Sitting at the dining room table of his Sun City Grand home, Lengyel breaks into a wide grin when an F-35 military plane roars overhead. “The sound of freedom,” said Lengyel. He is quite familiar with the roar of military planes, as he was athletic director at the United States Naval Academy from 1988 to 2001.

In the big picture, Lengyel’s four-year stint at Marshall was just a slice of a long career as a football coach and athletic director. His home is filled with photos and mementoes documenting his two legacies, professional and personal. After moving 24 times in his coast-to-coast career, he and Sandy, his wife of 60 years, settled in Arizona a dozen years ago to help her arthritis. They enjoy visits with their three children, sons David and Peter, daughter Julie Logan, grandchildren and now great-grandchildren.

Retired as a coach/administrator, the 82-year-old Jack Lengyel serves on several football boards, chairing the Divisional Hall of Fame Board at the National Football Foundation and College Hall of Fame. In general, he remains enthusiastically active in the sport that has had him captivated for decades.

As the movie coach stated and the real Lengyel confirmed, coaching at a school rising out of deep sorrow taught him that winning at Marshall wasn’t the most important issue.

Well, let’s take it a step further. Why, Jack Lengyel, does football matter at all? Why should thousands of college kids who have no hope of playing professionally waste their time running around, slamming into each other when they could be studying?

Jack Lengyel has thought about this, and he is convinced that his favorite sport is a worthy endeavor — and then some.

“Football’s a game that enhances so many of the characteristics you need to be successful in life,” Lengyel said with the patience of a coach explaining a play to a freshman quarterback. “You develop character, perseverance, respect and teamwork. You learn lessons, even from losing.
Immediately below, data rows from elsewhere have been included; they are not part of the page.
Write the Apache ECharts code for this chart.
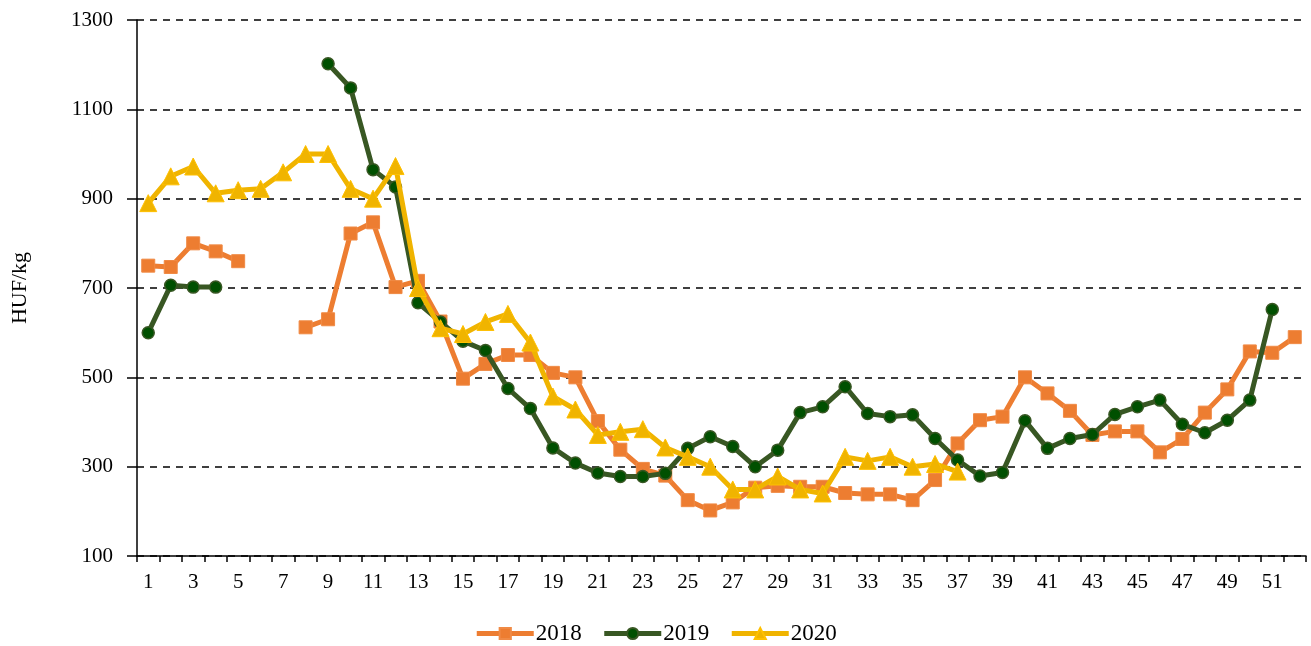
<!DOCTYPE html>
<html>
<head>
    <meta charset="utf-8">
    <title>HUF/kg</title>
    <script src="https://cdn.jsdelivr.net/npm/echarts@6/dist/echarts.min.js"></script>
    <style>
        html, body { margin: 0; padding: 0; background: #fff; }
        #chart1 { width: 1311px; height: 646px; }
    </style>
</head>
<body>
<div id="chart1"></div>
<script type="text/javascript">
    // heti sorszámok 1..52
    var weeks = [];
    for (var w = 1; w <= 52; w++) { weeks.push(String(w)); }

    var yTicks = [100, 300, 500, 700, 900, 1100, 1300];

    var y2018 = [750, 747, 800, 782, 760, null, null, 612, 630, 822, 847, 702,
        716, 625, 497, 530, 550, 550, 510, 500, 402, 338, 295, 280,
        225, 202, 220, 253, 257, 255, 255, 241, 238, 238, 225, 270,
        352, 404, 412, 500, 464, 425, 371, 379, 379, 332, 362, 421,
        473, 558, 555, 590];

    var y2019 = [600, 706, 702, 702, null, null, null, null, 1202, 1148, 965, 926,
        667, 624, 581, 560, 475, 430, 342, 308, 286, 278, 278, 285,
        341, 367, 345, 300, 337, 421, 434, 479, 419, 412, 416, 363,
        315, 279, 287, 403, 341, 363, 372, 417, 434, 449, 395, 376,
        404, 449, 652, null];

    var y2020 = [890, 950, 972, 912, 919, 922, 959, 1000, 1000, 922, 900, 973,
        700, 610, 597, 624, 642, 578, 457, 428, 371, 378, 384, 343,
        322, 300, 249, 249, 278, 249, 240, 322, 313, 322, 300, 306,
        289, null, null, null, null, null, null, null, null, null, null, null,
        null, null, null, null];

    var myChart1 = echarts.init(document.getElementById('chart1'));
    var font = 'Liberation Serif';

    myChart1.setOption({
        animation: false,
        textStyle: { fontFamily: font, color: '#000' },
        grid: { left: 137, right: 5, top: 20, bottom: 90, containLabel: false },
        legend: {
            top: 617,
            left: 'center',
            itemWidth: 57,
            itemHeight: 14,
            itemGap: 20,
            lineStyle: { width: 5 },
            textStyle: { fontFamily: font, fontSize: 23, color: '#000', padding: [0, 0, 0, -3] },
            data: ['2018', '2019', '2020']
        },
        xAxis: {
            type: 'category',
            data: weeks,
            boundaryGap: true,
            axisLine: { lineStyle: { color: '#000', width: 1.5 } },
            axisTick: { show: true, inside: false, length: 6, alignWithLabel: false, interval: 0, lineStyle: { color: '#000', width: 1.5 } },
            axisLabel: { interval: 1, margin: 16, fontSize: 21, color: '#000', fontFamily: font },
            splitLine: { show: false }
        },
        yAxis: {
            type: 'value',
            min: yTicks[0],
            max: yTicks[yTicks.length - 1],
            interval: 200,
            name: 'HUF/kg',
            nameLocation: 'middle',
            nameGap: 106,
            nameRotate: 90,
            nameTextStyle: { fontFamily: font, fontSize: 22, color: '#000' },
            axisLine: { show: true, lineStyle: { color: '#000', width: 1.5 } },
            axisTick: { show: true, inside: false, length: 10, lineStyle: { color: '#000', width: 1.5 } },
            axisLabel: {
                margin: 24, fontSize: 21, color: '#000', fontFamily: font,
                formatter: function (v) { return String(v); }
            },
            splitLine: { show: true, lineStyle: { color: '#000', width: 1.5, type: [7, 6] } }
        },
        series: [{
            name: '2018',
            type: 'line',
            data: y2018,
            connectNulls: false,
            showAllSymbol: true,
            symbol: 'rect',
            symbolSize: 13,
            lineStyle: { color: '#ED7D31', width: 5 },
            itemStyle: { color: '#ED7D31', borderColor: '#F08A45', borderWidth: 1 },
            z: 2
        }, {
            name: '2019',
            type: 'line',
            data: y2019,
            connectNulls: false,
            showAllSymbol: true,
            symbol: 'circle',
            symbolSize: 12,
            lineStyle: { color: '#385723', width: 5 },
            itemStyle: { color: '#005000', borderColor: '#385723', borderWidth: 1.5 },
            z: 3
        }, {
            name: '2020',
            type: 'line',
            data: y2020,
            connectNulls: false,
            showAllSymbol: true,
            symbol: 'triangle',
            symbolSize: 17,
            lineStyle: { color: '#F0B400', width: 5 },
            itemStyle: { color: '#F0B400', borderColor: '#FFC000', borderWidth: 1 },
            z: 4
        }]
    });
</script>
</body>
</html>
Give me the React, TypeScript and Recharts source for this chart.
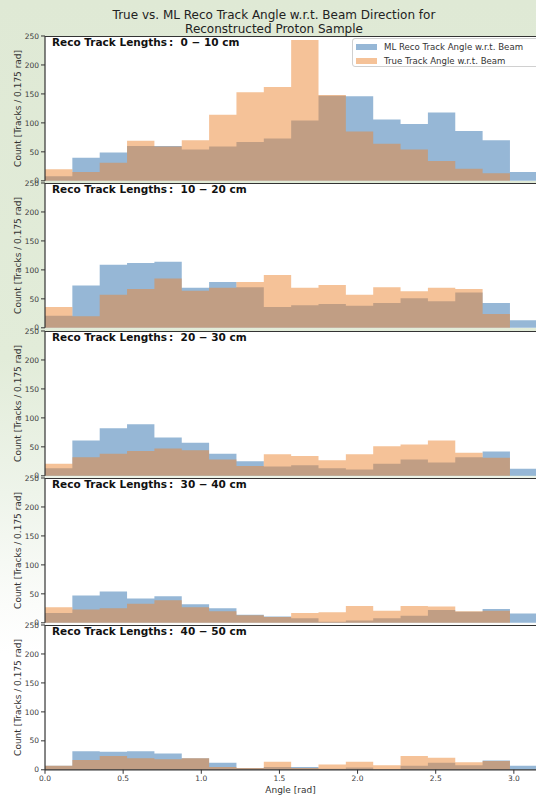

“… Football provides one of the best lessons in athletics and life: to face adversity, get back up off the ground and go on to success.”

One thing the ol’ coach treasures is hearing from former players, especially when they say, “You know, now that I have kids of my own, I get what you used to tell me!” Just an example, Jack Lengyel says, of the life lessons hiding inside the country’s most popular sport.

“It’s a game that teaches you to be selfless,” said this leathery football man. “There are things you can’t learn in the classroom, born out of camaraderie, and those are friends who become lifetime friends.

“These are lessons that are valuable in the business, in the community and in life.”

There are only three words to add to that: We Are Marshall.